Robin Panneton named associate dean for undergraduate programs at College of Science
A new position within the college, this associate dean will provide the college leadership on all matters concerning undergraduate programs related to curriculum, instruction, recruitment, and advising. Panneton also will implement the goals and philosophical approaches set by Dean Sally C. Morton.
“Dr. Panneton brings deep experience in developing and nurturing undergraduate programs to the College of Science administration team,” said Sally C. Morton, dean of the College of Science. “She will work closely with our chairs, departments, dean’s office staff, and our dedicated university partners in attracting and inspiring greater numbers of more diverse individuals into science.”
Panneton’s duties will include overseeing undergraduate instruction and advising; providing leadership for undergraduate curricular development and assessment; providing leadership for recruiting, retention and placement programs for undergraduates; and managing selection and awarding of student scholarships.
Panneton’s research in the psychology focuses on perceptual development across infancy and early toddlerhood, including speech, language and emotion perception, and social engagement. She and her students use both behavioral, using eye tracking, and psychophysiological, monitoring heart rate change, methods to investigate infants’ processing and learning of language-relevant information.
She also worked closely with College of Science administration as director of the university’s Office of Degree Development and Support, working toward the creation of several new undergraduate degrees, including systems biology, microbiology, neuroscience, nanoscience, and computational modeling and data analysis. These degree lines would eventually form the Academy of Integrated Science and the School of Neuroscience in the College of Science.
“This experience helped me appreciate the burgeoning power of cross-disciplinary and translational approaches to higher education opportunities for future scientists,” Panneton said. “Tomorrow’s scientists must be able to live and work in both deep and broad perspectives to foster better understanding of our complex world.”

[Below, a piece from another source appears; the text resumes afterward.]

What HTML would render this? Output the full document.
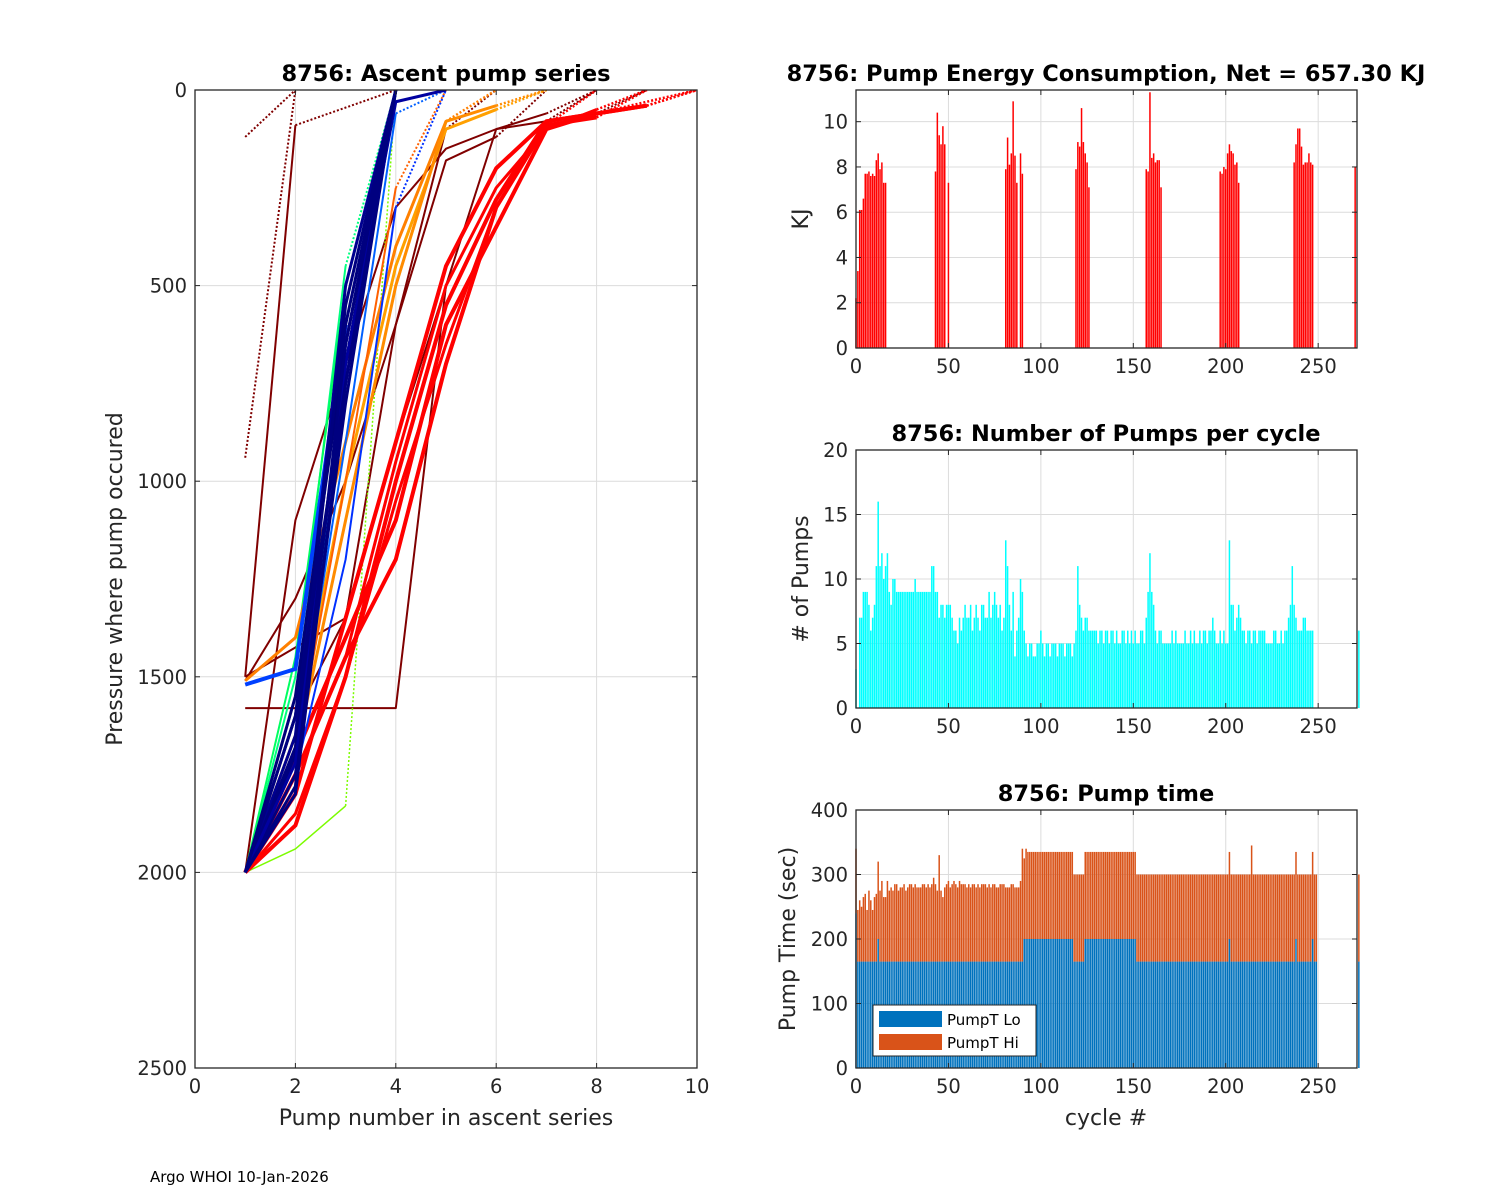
<!DOCTYPE html>
<html><head><meta charset="utf-8"><style>
html,body{margin:0;padding:0;background:#fff;}
svg{display:block;font-family:"DejaVu Sans","Liberation Sans",sans-serif;}
</style></head><body>
<svg id="fig" width="1500" height="1200" viewBox="0 0 1500 1200" xmlns="http://www.w3.org/2000/svg">
<rect width="1500" height="1200" fill="#fff"/>
<text x="150" y="1182" font-size="15" fill="#000">Argo WHOI 10-Jan-2026</text>
</svg>
<script>
// ---------- DATA ----------
const cycleTicks=[0,50,100,150,200,250];
const energyCycles=[0,1,2,3,4,5,6,7,8,9,10,11,12,13,14,15,16,43,44,45,46,47,48,50,81,82,83,84,85,86,87,89,90,119,120,121,122,123,124,125,126,157,158,159,160,161,162,163,164,165,197,198,199,200,201,202,203,204,205,206,207,237,238,239,240,241,242,243,244,245,246,247,270];
const energyValues=[2.2,3.4,6.1,6.1,6.6,7.7,7.7,7.8,7.6,7.7,7.6,8.3,8.6,7.9,8.2,7.3,7.3,7.8,10.4,9.4,9.0,9.8,9.0,7.3,7.9,9.3,8.1,8.6,10.9,8.5,7.3,8.6,7.7,7.9,9.1,8.9,10.6,9.1,8.6,8.2,7.1,7.9,7.8,11.3,8.4,8.6,8.2,8.3,8.3,7.1,7.8,7.7,8.0,7.9,8.6,9.0,8.7,8.6,8.1,8.2,7.3,8.2,9.0,9.7,9.7,8.9,8.1,8.2,8.2,8.6,8.2,8.1,8.0];
const energyTicks=[0,2,4,6,8,10];
const pumpCounts=[3,0,7,7,9,9,9,8,6,7,8,11,16,
11,12,10,11,12,9,8,10,10,9,9,9,9,9,9,9,9,9,9,10,9,9,9,9,9,9,9,9,11,11,9,9,
7,8,8,7,8,8,8,7,6,6,5,7,6,7,8,7,7,8,6,7,8,7,6,8,8,7,7,9,7,8,9,8,7,8,6,7,
13,
11,8,6,9,4,6,7,10,9,6,5,4,5,5,4,4,5,5,6,5,4,5,5,4,5,5,5,4,5,5,5,4,5,5,5,4,5,6,
11,
8,7,6,7,7,6,6,6,6,6,5,6,6,5,6,6,5,6,6,5,6,5,5,6,6,5,6,5,6,5,6,5,5,6,6,5,7,9,
12,
9,8,6,5,6,6,5,5,5,5,5,6,5,6,5,5,5,5,6,5,5,6,5,6,5,5,6,5,6,6,5,6,6,7,6,5,5,6,5,6,5,5,
13,
8,8,6,7,8,7,6,6,5,6,6,5,6,6,5,6,6,6,6,5,5,5,5,6,6,5,5,6,5,6,6,7,8,
11,
8,7,6,6,6,7,7,6,6,6,6];
const pumpTicks=[0,5,10,15,20];
const pumpLastCycle=[272];
const pumpLastValue=[6];
const timeLo=[240,165,165,165,165,165,165,165,165,165,165,165,200,165,165,165,165,165,165,165,165,165,165,165,165,165,165,165,165,165,165,165,165,165,165,165,165,165,165,165,165,165,165,165,165,165,165,165,165,165,165,165,165,165,165,165,165,165,165,165,165,165,165,165,165,165,165,165,165,165,165,165,165,165,165,165,165,165,165,165,165,165,165,165,165,165,165,165,165,165,165,200,200,200,200,200,200,200,200,200,200,200,200,200,200,200,200,200,200,200,200,200,200,200,200,200,200,200,165,165,165,165,165,165,200,200,200,200,200,200,200,200,200,200,200,200,200,200,200,200,200,200,200,200,200,200,200,200,200,200,200,200,165,165,165,165,165,165,165,165,165,165,165,165,165,165,165,165,165,165,165,165,165,165,165,165,165,165,165,165,165,165,165,165,165,165,165,165,165,165,165,165,165,165,165,165,165,165,165,165,165,165,200,165,165,165,165,165,165,165,165,165,165,165,165,165,165,165,165,165,165,165,165,165,165,165,165,165,165,165,165,165,165,165,165,165,165,165,200,165,165,165,165,165,165,165,165,200,165,165];
const timeHi=[100,80,95,85,100,105,80,110,95,80,100,105,120,110,125,100,100,125,110,115,110,120,120,110,115,115,120,110,115,120,120,115,120,115,115,115,120,120,115,120,115,120,130,120,110,165,110,100,115,120,125,115,120,125,120,115,125,120,120,120,115,120,115,120,120,115,120,115,120,120,120,115,120,115,120,120,115,115,120,120,120,115,115,115,120,120,115,115,115,125,175,125,140,135,135,135,135,135,135,135,135,135,135,135,135,135,135,135,135,135,135,135,135,135,135,135,135,135,135,135,135,135,135,135,135,135,135,135,135,135,135,135,135,135,135,135,135,135,135,135,135,135,135,135,135,135,135,135,135,135,135,135,135,135,135,135,135,135,135,135,135,135,135,135,135,135,135,135,135,135,135,135,135,135,135,135,135,135,135,135,135,135,135,135,135,135,135,135,135,135,135,135,135,135,135,135,135,135,135,135,135,135,135,135,135,135,135,135,135,135,135,135,135,135,180,135,135,135,135,135,135,135,135,135,135,135,135,135,135,135,135,135,135,135,135,135,135,135,135,135,135,135,135,135,135,135,135,135,135,135,135,135,135,135,135,135,135,135,135,135,135];
const timeLastLo=[165];
const timeLastHi=[135];
const timeTicks=[0,100,200,300,400];
const ascentXTicks=[0,2,4,6,8,10];
const ascentYTicks=[0,500,1000,1500,2000,2500];
// ascent profiles
const profColors=["#800000","#800000","#800000","#800000","#800000","#800000","#800000","#800000","#00ff80","#00ff60","#33ff33","#7cfc00","#00ffff","#ff8000","#ffa000","#ff8c00","#ff6000","#ff0000","#ff0000","#ff0000","#ff0000","#ff0000","#ff0000","#0040ff","#0030ff","#0060ff","#000080","#000080","#000080","#000090","#00007a","#000080","#000080","#0000a0","#000080","#000080"];
const profWidths=[2,2,2,2,2,2,2,2,2,2,2,1.5,2,3,3,3,2,4,4,4,4,3,3,4,2,2,3,3,3,3,3,3,3,3,3,3];
const profDottedLast=[1,1,1,1,1,1,1,1,1,1,1,1,1,1,1,1,1,1,1,1,1,1,1,1,1,1,0,0,0,0,0,0,0,0,0,0];
const profPumps=[[1,4,5,6,7,8],[1,2,4],[1,2,3,4,5,6,7,8],[1,2,3,4,5,6,7,8,9],[1,3,4,5,6,7],[1,2,3,4,5,6],[1,2],[1,2],
[1,2,3,4],[1,2,3,4],[1,2,3,4],[1,2,3,4],[1,2,3,4],
[1,2,3,4,5,6],[1,2,3,4,5,6,7],[1,2,3,4,5,6,7],[1,2,3,4,5],
[1,2,3,4,5,6,7,8,9,10],[1,2,3,4,5,6,7,8,9,10],[1,2,3,4,5,6,7,8,9],[1,2,3,4,5,6,7,8,10],[1,2,3,4,5,6,7,8],[1,2,3,4,5,6,7,8,9],
[1,2,3,4],[1,2,3,4,5],[1,2,3,4,5],
[1,2,3,4],[1,2,3,4],[1,2,3,4],[1,2,3,4],[1,2,3,4],[1,2,3,4],[1,2,3,4],[1,2,3,4,5],[1,2,3,4],[1,2,3,4]];
const profPress=[[1580,1580,500,100,80,0],[1500,90,0],[2000,1100,700,300,150,100,60,0],[2000,1600,1350,900,500,250,100,60,0],[1500,1350,600,180,120,0],[1510,1300,1000,600,100,0],[120,0],[940,0],
[2000,1500,450,0],[2000,1450,500,0],[2000,1550,600,0],[2000,1940,1830,0],[2000,1800,700,0],
[1510,1400,900,400,80,0],[2000,1650,1000,450,100,50,0],[2000,1700,1100,500,80,40,0],[2000,1700,1000,250,0],
[2000,1880,1500,1000,550,280,80,60,40,0],[2000,1700,1400,1100,600,350,100,60,40,0],[2000,1750,1450,1200,700,300,90,70,0],[2000,1800,1350,900,450,200,80,60,0],[2000,1850,1500,1050,650,300,90,0],[2000,1750,1450,950,500,250,100,50,0],
[1520,1480,600,0],[2000,1750,1200,300,0],[2000,1700,900,60,0],
[2000,1700,700,0],[2000,1600,600,0],[2000,1750,800,0],[2000,1650,500,0],[2000,1550,650,0],[2000,1800,750,0],[2000,1680,550,0],[2000,1720,700,30,0],[2000,1600,750,0],[2000,1780,650,0]];
// ---------- DRAW ----------
const NS="http://www.w3.org/2000/svg";
const svg=document.getElementById('fig');
function mk(tag,attrs,parent){const e=document.createElementNS(NS,tag);for(const k in attrs)e.setAttribute(k,attrs[k]);(parent||svg).appendChild(e);return e;}
function axes(L,T,R,B,xmin,xmax,ymin,ymax,rev,name){
  const sx=v=>L+(v-xmin)/(xmax-xmin)*(R-L);
  const sy=rev?(v=>T+(v-ymin)/(ymax-ymin)*(B-T)):(v=>B-(v-ymin)/(ymax-ymin)*(B-T));
  return {L,T,R,B,sx,sy,name};
}
function frame(a,xt,yt){
  const g=mk('g',{});
  
  
  xt.forEach(v=>{const x=a.sx(v);if(x>a.L+1&&x<a.R-1)mk('line',{x1:x,x2:x,y1:a.T,y2:a.B,stroke:'#dcdcdc','stroke-width':1},g);});
  yt.forEach(v=>{const y=a.sy(v);if(y>a.T+1&&y<a.B-1)mk('line',{x1:a.L,x2:a.R,y1:y,y2:y,stroke:'#dcdcdc','stroke-width':1},g);});
}
function ticks(a,xt,yt){
  const g=mk('g',{'font-size':19.5,fill:'#262626'});
  
  
  mk('rect',{x:a.L,y:a.T,width:a.R-a.L,height:a.B-a.T,fill:'none',stroke:'#262626','stroke-width':1.3},g);
  xt.forEach(v=>{const x=a.sx(v);
    mk('line',{x1:x,x2:x,y1:a.B,y2:a.B-5,stroke:'#262626'},g);mk('line',{x1:x,x2:x,y1:a.T,y2:a.T+5,stroke:'#262626'},g);
    const t=mk('text',{x:x,y:a.B+25,'text-anchor':'middle'},g);t.textContent=v;});
  yt.forEach(v=>{const y=a.sy(v);
    mk('line',{x1:a.L,x2:a.L+5,y1:y,y2:y,stroke:'#262626'},g);mk('line',{x1:a.R,x2:a.R-5,y1:y,y2:y,stroke:'#262626'},g);
    const t=mk('text',{x:a.L-8,y:y+7,'text-anchor':'end'},g);t.textContent=v;});
}
function title(x,y,s,name){const t=mk('text',{x:x,y:y,'text-anchor':'middle','font-size':22.5,'font-weight':'bold',fill:'#000'});t.textContent=s;
  t.setAttribute('xml:space','preserve');
  
  }
function ylabel(x,y,s,name){const t=mk('text',{x:0,y:0,'text-anchor':'middle','font-size':22,fill:'#262626',transform:`translate(${x},${y}) rotate(-90)`});t.textContent=s;
  
  }
function xlabel(x,y,s,name){const t=mk('text',{x:x,y:y,'text-anchor':'middle','font-size':22,fill:'#262626'});t.textContent=s;
  
  }
function bar(a,c,v0,v1,color,g){const w=1.5;const x=a.sx(c)-w/2;const y1=a.sy(v1),y0=a.sy(v0);
  const r=mk('rect',{x:x,y:Math.min(y0,y1),width:w,height:Math.abs(y0-y1),fill:color},g);
  
  }

// Ascent chart
const A=axes(195,90,697,1068,0,10,0,2500,true,'ascent');
frame(A,ascentXTicks,ascentYTicks);
const cp=mk('clipPath',{id:'clipA'});
mk('rect',{x:A.L,y:A.T,width:A.R-A.L,height:A.B-A.T},cp);
const gA=mk('g',{'clip-path':'url(#clipA)'});


profPumps.forEach((ps,i)=>{
  const pr=profPress[i];
  const pts=ps.map((p,j)=>[A.sx(p),A.sy(pr[j])]);
  const n=pts.length;
  const solidPts=profDottedLast[i]?pts.slice(0,n-1):pts;
  if(solidPts.length>1){
    const l=mk('polyline',{points:solidPts.map(p=>p.join(',')).join(' '),fill:'none',stroke:profColors[i],'stroke-width':profWidths[i],'stroke-linejoin':'round'},gA);
    
    
  }
  if(profDottedLast[i]){
    const d=mk('line',{x1:pts[n-2][0],y1:pts[n-2][1],x2:pts[n-1][0],y2:pts[n-1][1],stroke:profColors[i],'stroke-width':Math.min(profWidths[i],2.5),'stroke-dasharray':'2,2'},gA);
    
    
  }
});
ticks(A,ascentXTicks,ascentYTicks);
title(446,81,'8756: Ascent pump series','ascent-title');
ylabel(122,579,'Pressure where pump occured','ascent-y-label');
xlabel(446,1125,'Pump number in ascent series','ascent-x-label');

// Energy
const E=axes(856,90,1357,348,0,271,0,11.4,false,'energy');
frame(E,cycleTicks,energyTicks);
const gE=mk('g',{});
energyCycles.forEach((c,i)=>bar(E,c,0,energyValues[i],'#ff0000',gE));
ticks(E,cycleTicks,energyTicks);
title(1106,81,'8756: Pump Energy Consumption,  Net = 657.30 KJ','energy-title');
ylabel(808,219,'KJ','energy-y-label');

// Pumps
const P=axes(856,450,1357,708,0,271,0,20,false,'pumps');
frame(P,cycleTicks,pumpTicks);
const gP=mk('g',{});
pumpCounts.forEach((v,c)=>{if(v>0)bar(P,c,0,v,'#00ffff',gP);});
pumpLastCycle.forEach((c,i)=>bar(P,c,0,pumpLastValue[i],'#00ffff',gP));
ticks(P,cycleTicks,pumpTicks);
title(1106,441,'8756: Number of Pumps per cycle','pumps-title');
ylabel(808,579,'# of Pumps','pumps-y-label');

// Time
const Tm=axes(856,810,1357,1068,0,271,0,400,false,'time');
frame(Tm,cycleTicks,timeTicks);
const gT=mk('g',{});
timeLo.forEach((v,c)=>{bar(Tm,c,0,v,'#0072bd',gT);bar(Tm,c,v,v+timeHi[c],'#d95319',gT);});
bar(Tm,272,0,timeLastLo[0],'#0072bd',gT);bar(Tm,272,timeLastLo[0],timeLastLo[0]+timeLastHi[0],'#d95319',gT);
ticks(Tm,cycleTicks,timeTicks);
title(1106,801,'8756: Pump time','time-title');
ylabel(795,939,'Pump Time (sec)','time-y-label');
xlabel(1106,1125,'cycle #','time-x-label');
// legend
const lg=mk('g',{'font-size':15,fill:'#000'});


mk('rect',{x:873,y:1005,width:163,height:51,fill:'#fff',stroke:'#262626','stroke-width':1},lg);
mk('rect',{x:879,y:1011,width:63,height:16,fill:'#0072bd'},lg);
mk('rect',{x:879,y:1034,width:63,height:16,fill:'#d95319'},lg);
const t1=mk('text',{x:947,y:1025},lg);t1.textContent='PumpT Lo';


const t2=mk('text',{x:947,y:1048},lg);t2.textContent='PumpT Hi';


</script>
</body></html>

She added, “As an educator and a mentor, I love to see students get energized and empowered by their own exposure to new theoretical frameworks, ways of thinking and reasoning, tools and techniques for discovery, and applications to real-world problems.”
Panneton joined the Department of Psychology in 1989. She is the director of the Infant Language, Emotion, Attention, and Perception Laboratory; a faculty affiliate of the School of Neuroscience, the Virginia Tech Center for Autism Research, and the Child Study Center; a member of the Faculty of Health Sciences; and a Fulbright Faculty since 2008.
She earned her a bachelor’s in psychology in 1978 from the University of Wisconsin at Milwaukee, and master’s and doctoral degrees in developmental psychology in 1981 and 1985, respectively, from the University of North Carolina at Greensboro.